Work to complete - The records that follow are to be repeated exactly, with the pictures removed.
--- BEGIN Data for this exercise ---
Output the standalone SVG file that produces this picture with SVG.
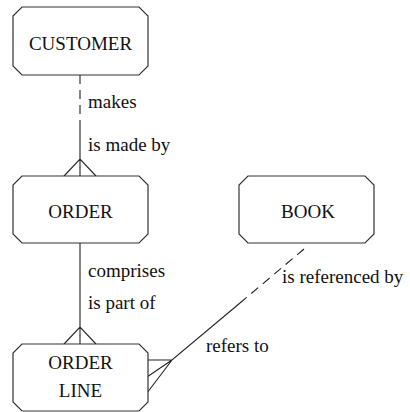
<svg xmlns="http://www.w3.org/2000/svg" width="410" height="412" viewBox="0 0 410 412">
<style>
.box{fill:#fff;stroke:#333;stroke-width:1.2}
.ln{fill:none;stroke:#222;stroke-width:1.1}
.dash{stroke-dasharray:9 6}
.c{text-anchor:middle}
</style>
<rect width="410" height="412" fill="#fff"/>
<g font-family="Liberation Serif, DejaVu Serif, serif" font-size="19" fill="#111">
<g id="connectors">
<path class="ln dash" d="M80,75 V124"/>
<path class="ln" d="M80,124 V176 M64,176 L80,159 L96,176"/>
<path class="ln" d="M80,243 V344 M64,344 L80,327 L96,344"/>
<path class="ln dash" d="M304,249 L240,303"/>
<path class="ln" d="M240,303 L172,360 L147,360 M172,360 L147,377 M172,360 L147,393"/>
<text x="88" y="108">makes</text>
<text x="88" y="151">is made by</text>
<text x="88" y="277">comprises</text>
<text x="88" y="309">is part of</text>
<text x="282" y="283">is referenced by</text>
<text x="206" y="352">refers to</text>
</g>
<g id="customer">
<path class="box" d="M22,7 H139 L148,16 V66 L139,75 H22 L13,66 V16 Z"/>
<text class="c" x="80.5" y="50">CUSTOMER</text>
</g>
<g id="order">
<path class="box" d="M22,176 H139 L148,185 V234 L139,243 H22 L13,234 V185 Z"/>
<text class="c" x="80.5" y="218">ORDER</text>
</g>
<g id="book">
<path class="box" d="M248,176 H365 L374,185 V234 L365,243 H248 L239,234 V185 Z"/>
<text class="c" x="308" y="218">BOOK</text>
</g>
<g id="orderline">
<path class="box" d="M22,344 H139 L148,353 V402 L139,411 H22 L13,402 V353 Z"/>
<text class="c" x="80.5" y="369">ORDER</text>
<text class="c" x="80.5" y="397">LINE</text>
</g>
</g>
</svg>
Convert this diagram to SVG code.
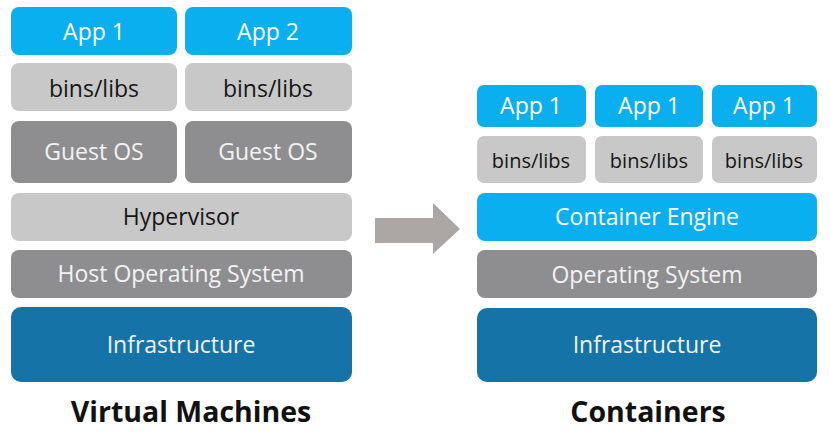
--- END Data for this exercise ---
Answer in full -
Output the standalone SVG file that produces this picture with SVG.
<svg xmlns="http://www.w3.org/2000/svg" width="410" height="412" viewBox="0 0 410 412">
<style>
.box{fill:#fff;stroke:#333;stroke-width:1.2}
.ln{fill:none;stroke:#222;stroke-width:1.1}
.dash{stroke-dasharray:9 6}
.c{text-anchor:middle}
</style>
<rect width="410" height="412" fill="#fff"/>
<g font-family="Liberation Serif, DejaVu Serif, serif" font-size="19" fill="#111">
<g id="connectors">
<path class="ln dash" d="M80,75 V124"/>
<path class="ln" d="M80,124 V176 M64,176 L80,159 L96,176"/>
<path class="ln" d="M80,243 V344 M64,344 L80,327 L96,344"/>
<path class="ln dash" d="M304,249 L240,303"/>
<path class="ln" d="M240,303 L172,360 L147,360 M172,360 L147,377 M172,360 L147,393"/>
<text x="88" y="108">makes</text>
<text x="88" y="151">is made by</text>
<text x="88" y="277">comprises</text>
<text x="88" y="309">is part of</text>
<text x="282" y="283">is referenced by</text>
<text x="206" y="352">refers to</text>
</g>
<g id="customer">
<path class="box" d="M22,7 H139 L148,16 V66 L139,75 H22 L13,66 V16 Z"/>
<text class="c" x="80.5" y="50">CUSTOMER</text>
</g>
<g id="order">
<path class="box" d="M22,176 H139 L148,185 V234 L139,243 H22 L13,234 V185 Z"/>
<text class="c" x="80.5" y="218">ORDER</text>
</g>
<g id="book">
<path class="box" d="M248,176 H365 L374,185 V234 L365,243 H248 L239,234 V185 Z"/>
<text class="c" x="308" y="218">BOOK</text>
</g>
<g id="orderline">
<path class="box" d="M22,344 H139 L148,353 V402 L139,411 H22 L13,402 V353 Z"/>
<text class="c" x="80.5" y="369">ORDER</text>
<text class="c" x="80.5" y="397">LINE</text>
</g>
</g>
</svg>
Convert this diagram to SVG code.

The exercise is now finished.